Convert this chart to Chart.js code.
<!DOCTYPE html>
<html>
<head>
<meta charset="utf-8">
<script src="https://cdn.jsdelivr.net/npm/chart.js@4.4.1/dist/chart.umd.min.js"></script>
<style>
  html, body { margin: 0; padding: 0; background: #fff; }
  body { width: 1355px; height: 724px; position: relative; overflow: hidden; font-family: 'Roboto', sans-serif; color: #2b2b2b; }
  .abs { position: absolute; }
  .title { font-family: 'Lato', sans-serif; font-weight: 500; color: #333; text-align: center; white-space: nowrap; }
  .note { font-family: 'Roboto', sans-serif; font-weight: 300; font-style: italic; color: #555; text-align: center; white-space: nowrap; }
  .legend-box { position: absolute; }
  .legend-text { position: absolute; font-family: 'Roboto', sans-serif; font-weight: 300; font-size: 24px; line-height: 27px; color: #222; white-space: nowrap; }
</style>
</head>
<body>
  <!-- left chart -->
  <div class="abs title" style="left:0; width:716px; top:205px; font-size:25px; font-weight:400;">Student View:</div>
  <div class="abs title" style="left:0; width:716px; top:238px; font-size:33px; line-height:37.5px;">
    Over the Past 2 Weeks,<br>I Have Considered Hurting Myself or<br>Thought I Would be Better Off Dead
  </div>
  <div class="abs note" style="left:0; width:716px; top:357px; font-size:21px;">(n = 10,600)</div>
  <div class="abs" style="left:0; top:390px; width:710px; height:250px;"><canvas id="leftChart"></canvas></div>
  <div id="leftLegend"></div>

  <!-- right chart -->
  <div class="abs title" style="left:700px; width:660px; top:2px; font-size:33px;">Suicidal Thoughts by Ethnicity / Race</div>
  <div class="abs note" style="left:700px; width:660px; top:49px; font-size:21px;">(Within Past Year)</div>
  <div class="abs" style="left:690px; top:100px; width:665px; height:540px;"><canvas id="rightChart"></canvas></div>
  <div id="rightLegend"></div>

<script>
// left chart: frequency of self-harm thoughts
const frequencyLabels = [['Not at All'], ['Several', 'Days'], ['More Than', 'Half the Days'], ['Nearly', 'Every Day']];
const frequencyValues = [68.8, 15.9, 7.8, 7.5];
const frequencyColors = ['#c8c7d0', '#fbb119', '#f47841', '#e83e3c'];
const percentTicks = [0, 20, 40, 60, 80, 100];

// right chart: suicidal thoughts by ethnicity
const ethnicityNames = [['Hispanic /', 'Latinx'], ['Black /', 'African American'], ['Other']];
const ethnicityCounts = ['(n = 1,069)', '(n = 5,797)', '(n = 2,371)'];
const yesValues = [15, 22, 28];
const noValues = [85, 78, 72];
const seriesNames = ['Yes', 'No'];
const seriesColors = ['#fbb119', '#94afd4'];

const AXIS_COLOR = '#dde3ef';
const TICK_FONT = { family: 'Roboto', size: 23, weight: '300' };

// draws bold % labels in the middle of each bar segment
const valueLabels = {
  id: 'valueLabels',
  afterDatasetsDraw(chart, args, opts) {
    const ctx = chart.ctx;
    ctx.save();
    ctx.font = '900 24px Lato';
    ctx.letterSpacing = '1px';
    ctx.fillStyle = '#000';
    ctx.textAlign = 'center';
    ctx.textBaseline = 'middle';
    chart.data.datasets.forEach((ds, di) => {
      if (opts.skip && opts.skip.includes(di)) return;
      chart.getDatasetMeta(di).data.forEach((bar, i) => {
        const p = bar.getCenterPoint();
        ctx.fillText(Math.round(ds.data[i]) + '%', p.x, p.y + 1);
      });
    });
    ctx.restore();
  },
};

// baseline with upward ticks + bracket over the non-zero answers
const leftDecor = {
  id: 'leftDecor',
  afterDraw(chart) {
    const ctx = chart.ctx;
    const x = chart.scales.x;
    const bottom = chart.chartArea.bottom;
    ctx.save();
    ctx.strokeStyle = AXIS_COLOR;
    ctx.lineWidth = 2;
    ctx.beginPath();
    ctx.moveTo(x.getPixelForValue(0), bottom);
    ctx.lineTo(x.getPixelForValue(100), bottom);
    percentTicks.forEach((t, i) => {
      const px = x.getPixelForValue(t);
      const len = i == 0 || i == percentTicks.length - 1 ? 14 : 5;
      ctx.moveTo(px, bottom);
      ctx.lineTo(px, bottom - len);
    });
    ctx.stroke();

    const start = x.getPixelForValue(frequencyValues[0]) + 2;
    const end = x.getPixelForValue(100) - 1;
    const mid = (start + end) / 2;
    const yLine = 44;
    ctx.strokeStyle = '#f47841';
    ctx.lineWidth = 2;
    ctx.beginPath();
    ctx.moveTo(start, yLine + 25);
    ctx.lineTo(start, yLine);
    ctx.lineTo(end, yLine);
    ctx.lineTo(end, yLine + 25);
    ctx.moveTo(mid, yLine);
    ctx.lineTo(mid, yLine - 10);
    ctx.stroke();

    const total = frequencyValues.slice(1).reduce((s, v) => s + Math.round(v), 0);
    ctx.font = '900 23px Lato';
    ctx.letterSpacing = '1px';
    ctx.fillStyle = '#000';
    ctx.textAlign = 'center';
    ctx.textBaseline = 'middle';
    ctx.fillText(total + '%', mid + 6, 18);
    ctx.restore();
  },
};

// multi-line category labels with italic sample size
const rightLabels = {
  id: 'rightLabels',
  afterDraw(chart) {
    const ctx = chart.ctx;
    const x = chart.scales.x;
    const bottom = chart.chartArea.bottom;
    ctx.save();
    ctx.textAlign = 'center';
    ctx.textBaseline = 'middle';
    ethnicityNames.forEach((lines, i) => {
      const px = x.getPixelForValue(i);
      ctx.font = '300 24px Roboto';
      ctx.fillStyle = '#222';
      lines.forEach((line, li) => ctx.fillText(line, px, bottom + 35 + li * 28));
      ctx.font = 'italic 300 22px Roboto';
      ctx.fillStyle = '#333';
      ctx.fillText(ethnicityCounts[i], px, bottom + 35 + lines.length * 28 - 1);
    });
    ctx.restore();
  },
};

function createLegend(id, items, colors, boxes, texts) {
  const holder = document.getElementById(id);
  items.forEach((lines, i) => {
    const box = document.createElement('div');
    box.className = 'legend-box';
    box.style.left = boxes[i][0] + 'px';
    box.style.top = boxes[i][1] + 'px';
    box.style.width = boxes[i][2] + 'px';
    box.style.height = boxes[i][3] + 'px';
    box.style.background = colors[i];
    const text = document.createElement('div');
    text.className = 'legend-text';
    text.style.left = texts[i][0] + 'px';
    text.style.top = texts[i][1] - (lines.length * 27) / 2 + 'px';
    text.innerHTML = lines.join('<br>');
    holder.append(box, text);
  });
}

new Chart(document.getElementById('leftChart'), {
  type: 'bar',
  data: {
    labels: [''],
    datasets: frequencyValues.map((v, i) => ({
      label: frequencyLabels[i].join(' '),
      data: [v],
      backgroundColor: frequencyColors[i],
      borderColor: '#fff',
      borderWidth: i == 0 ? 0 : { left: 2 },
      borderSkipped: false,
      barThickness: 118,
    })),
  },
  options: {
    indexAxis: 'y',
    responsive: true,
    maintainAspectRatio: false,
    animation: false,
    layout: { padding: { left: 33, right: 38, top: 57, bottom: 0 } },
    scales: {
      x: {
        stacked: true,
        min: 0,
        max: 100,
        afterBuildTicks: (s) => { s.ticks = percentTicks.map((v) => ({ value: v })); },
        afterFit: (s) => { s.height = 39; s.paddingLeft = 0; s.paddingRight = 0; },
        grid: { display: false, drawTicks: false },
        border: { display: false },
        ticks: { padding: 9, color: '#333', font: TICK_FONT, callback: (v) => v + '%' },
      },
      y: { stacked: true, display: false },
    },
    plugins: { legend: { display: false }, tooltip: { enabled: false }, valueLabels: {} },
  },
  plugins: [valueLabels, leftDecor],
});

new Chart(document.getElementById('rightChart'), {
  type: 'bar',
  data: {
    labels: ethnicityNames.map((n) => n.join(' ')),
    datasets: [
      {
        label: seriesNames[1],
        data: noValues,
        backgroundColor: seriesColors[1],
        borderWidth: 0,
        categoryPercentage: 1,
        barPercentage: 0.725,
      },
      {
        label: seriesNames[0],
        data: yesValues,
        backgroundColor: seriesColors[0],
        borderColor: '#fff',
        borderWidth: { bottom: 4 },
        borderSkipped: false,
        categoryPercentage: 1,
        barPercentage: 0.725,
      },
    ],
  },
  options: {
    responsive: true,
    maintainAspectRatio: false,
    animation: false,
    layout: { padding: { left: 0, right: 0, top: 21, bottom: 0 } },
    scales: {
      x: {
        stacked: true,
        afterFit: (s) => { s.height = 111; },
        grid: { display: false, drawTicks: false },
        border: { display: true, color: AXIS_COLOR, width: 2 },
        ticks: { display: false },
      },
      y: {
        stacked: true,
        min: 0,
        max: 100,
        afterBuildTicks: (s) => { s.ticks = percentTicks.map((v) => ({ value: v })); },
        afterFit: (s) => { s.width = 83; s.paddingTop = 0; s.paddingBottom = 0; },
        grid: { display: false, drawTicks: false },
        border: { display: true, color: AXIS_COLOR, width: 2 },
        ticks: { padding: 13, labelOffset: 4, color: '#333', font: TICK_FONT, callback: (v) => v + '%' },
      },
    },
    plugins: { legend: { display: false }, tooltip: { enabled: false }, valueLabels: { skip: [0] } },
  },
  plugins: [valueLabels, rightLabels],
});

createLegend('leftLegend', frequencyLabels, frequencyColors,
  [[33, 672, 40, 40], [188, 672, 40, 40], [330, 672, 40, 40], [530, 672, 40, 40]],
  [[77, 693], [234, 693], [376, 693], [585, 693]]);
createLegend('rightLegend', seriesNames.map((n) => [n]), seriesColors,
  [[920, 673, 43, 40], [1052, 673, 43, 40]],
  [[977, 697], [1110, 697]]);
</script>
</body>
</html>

==============================

# Prompt:
Take the lines above from the first through the one containing "const percentTicks = [0, 20, 40, 60, 80, 100];" and reproduce them exactly; include nothing else.

# Solution for this problem:
Convert this chart to Chart.js code.
<!DOCTYPE html>
<html>
<head>
<meta charset="utf-8">
<script src="https://cdn.jsdelivr.net/npm/chart.js@4.4.1/dist/chart.umd.min.js"></script>
<style>
  html, body { margin: 0; padding: 0; background: #fff; }
  body { width: 1355px; height: 724px; position: relative; overflow: hidden; font-family: 'Roboto', sans-serif; color: #2b2b2b; }
  .abs { position: absolute; }
  .title { font-family: 'Lato', sans-serif; font-weight: 500; color: #333; text-align: center; white-space: nowrap; }
  .note { font-family: 'Roboto', sans-serif; font-weight: 300; font-style: italic; color: #555; text-align: center; white-space: nowrap; }
  .legend-box { position: absolute; }
  .legend-text { position: absolute; font-family: 'Roboto', sans-serif; font-weight: 300; font-size: 24px; line-height: 27px; color: #222; white-space: nowrap; }
</style>
</head>
<body>
  <!-- left chart -->
  <div class="abs title" style="left:0; width:716px; top:205px; font-size:25px; font-weight:400;">Student View:</div>
  <div class="abs title" style="left:0; width:716px; top:238px; font-size:33px; line-height:37.5px;">
    Over the Past 2 Weeks,<br>I Have Considered Hurting Myself or<br>Thought I Would be Better Off Dead
  </div>
  <div class="abs note" style="left:0; width:716px; top:357px; font-size:21px;">(n = 10,600)</div>
  <div class="abs" style="left:0; top:390px; width:710px; height:250px;"><canvas id="leftChart"></canvas></div>
  <div id="leftLegend"></div>

  <!-- right chart -->
  <div class="abs title" style="left:700px; width:660px; top:2px; font-size:33px;">Suicidal Thoughts by Ethnicity / Race</div>
  <div class="abs note" style="left:700px; width:660px; top:49px; font-size:21px;">(Within Past Year)</div>
  <div class="abs" style="left:690px; top:100px; width:665px; height:540px;"><canvas id="rightChart"></canvas></div>
  <div id="rightLegend"></div>

<script>
// left chart: frequency of self-harm thoughts
const frequencyLabels = [['Not at All'], ['Several', 'Days'], ['More Than', 'Half the Days'], ['Nearly', 'Every Day']];
const frequencyValues = [68.8, 15.9, 7.8, 7.5];
const frequencyColors = ['#c8c7d0', '#fbb119', '#f47841', '#e83e3c'];
const percentTicks = [0, 20, 40, 60, 80, 100];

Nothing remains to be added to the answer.